■ Data shown
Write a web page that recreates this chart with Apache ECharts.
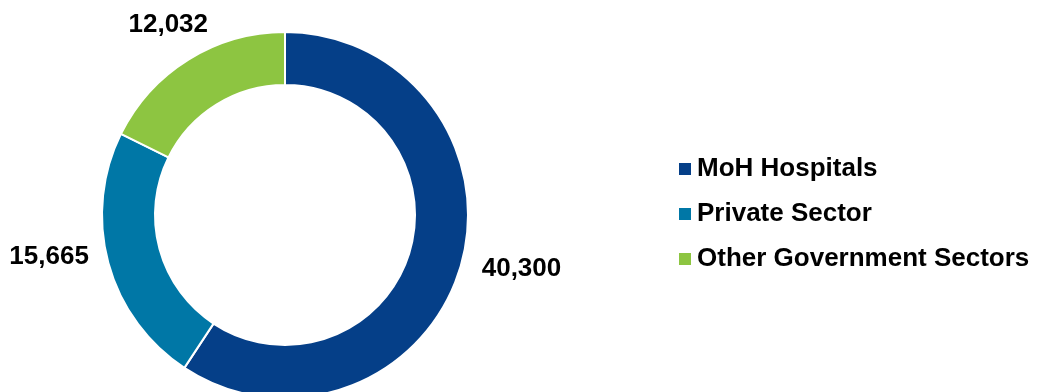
<!DOCTYPE html>
<html>
<head>
<meta charset="utf-8">
<script src="https://cdn.jsdelivr.net/npm/echarts@6/dist/echarts.min.js"></script>
<style>
  html, body { margin: 0; padding: 0; background: #ffffff; }
  #chart { width: 1038px; height: 392px; }
</style>
</head>
<body>
<div id="chart"></div>
<script>
// Workforce by sector
const categories = ['MoH Hospitals', 'Private Sector', 'Other Government Sectors'];
const values = [40300, 15665, 12032];
const colors = ['#053f88', '#0077a6', '#8dc541'];
// label nudges (dx, dy) relative to the default outside placement
const labelNudge = [[3, -3], [-1, -10], [32, -23]];

const fontFamily = '"Liberation Sans", Arial, Helvetica, sans-serif';

const chart = echarts.init(document.getElementById('chart'), null, { renderer: 'canvas' });

chart.setOption({
  backgroundColor: '#ffffff',
  animation: false,
  legend: {
    orient: 'vertical',
    left: 677,
    top: 156,
    padding: 0,
    icon: 'rect',
    itemWidth: 14,
    itemHeight: 14,
    itemGap: 19,
    textStyle: { fontFamily: fontFamily, fontSize: 26, fontWeight: 'bold', color: '#000000', padding: [0, 0, 0, 0] },
    data: categories
  },
  series: [{
    type: 'pie',
    center: [285, 215],
    radius: [130, 183],
    startAngle: 90,
    clockwise: true,
    avoidLabelOverlap: false,
    itemStyle: { borderColor: '#ffffff', borderWidth: 2 },
    label: {
      show: true,
      position: 'outside',
      fontFamily: fontFamily,
      fontSize: 26,
      fontWeight: 'bold',
      color: '#000000',
      formatter: p => p.value.toLocaleString('en-US')
    },
    labelLine: { show: false, length: 14, length2: 0 },
    labelLayout: p => ({ dx: labelNudge[p.dataIndex][0], dy: labelNudge[p.dataIndex][1] }),
    emphasis: { disabled: true },
    data: categories.map((name, i) => ({ name: name, value: values[i], itemStyle: { color: colors[i] } }))
  }]
});
</script>
</body>
</html>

■ Description of the task
Your task is to repeat the data above exactly while excluding the pictures.

■ Full answer
Write a web page that recreates this chart with Apache ECharts.
<!DOCTYPE html>
<html>
<head>
<meta charset="utf-8">
<script src="https://cdn.jsdelivr.net/npm/echarts@6/dist/echarts.min.js"></script>
<style>
  html, body { margin: 0; padding: 0; background: #ffffff; }
  #chart { width: 1038px; height: 392px; }
</style>
</head>
<body>
<div id="chart"></div>
<script>
// Workforce by sector
const categories = ['MoH Hospitals', 'Private Sector', 'Other Government Sectors'];
const values = [40300, 15665, 12032];
const colors = ['#053f88', '#0077a6', '#8dc541'];
// label nudges (dx, dy) relative to the default outside placement
const labelNudge = [[3, -3], [-1, -10], [32, -23]];

const fontFamily = '"Liberation Sans", Arial, Helvetica, sans-serif';

const chart = echarts.init(document.getElementById('chart'), null, { renderer: 'canvas' });

chart.setOption({
  backgroundColor: '#ffffff',
  animation: false,
  legend: {
    orient: 'vertical',
    left: 677,
    top: 156,
    padding: 0,
    icon: 'rect',
    itemWidth: 14,
    itemHeight: 14,
    itemGap: 19,
    textStyle: { fontFamily: fontFamily, fontSize: 26, fontWeight: 'bold', color: '#000000', padding: [0, 0, 0, 0] },
    data: categories
  },
  series: [{
    type: 'pie',
    center: [285, 215],
    radius: [130, 183],
    startAngle: 90,
    clockwise: true,
    avoidLabelOverlap: false,
    itemStyle: { borderColor: '#ffffff', borderWidth: 2 },
    label: {
      show: true,
      position: 'outside',
      fontFamily: fontFamily,
      fontSize: 26,
      fontWeight: 'bold',
      color: '#000000',
      formatter: p => p.value.toLocaleString('en-US')
    },
    labelLine: { show: false, length: 14, length2: 0 },
    labelLayout: p => ({ dx: labelNudge[p.dataIndex][0], dy: labelNudge[p.dataIndex][1] }),
    emphasis: { disabled: true },
    data: categories.map((name, i) => ({ name: name, value: values[i], itemStyle: { color: colors[i] } }))
  }]
});
</script>
</body>
</html>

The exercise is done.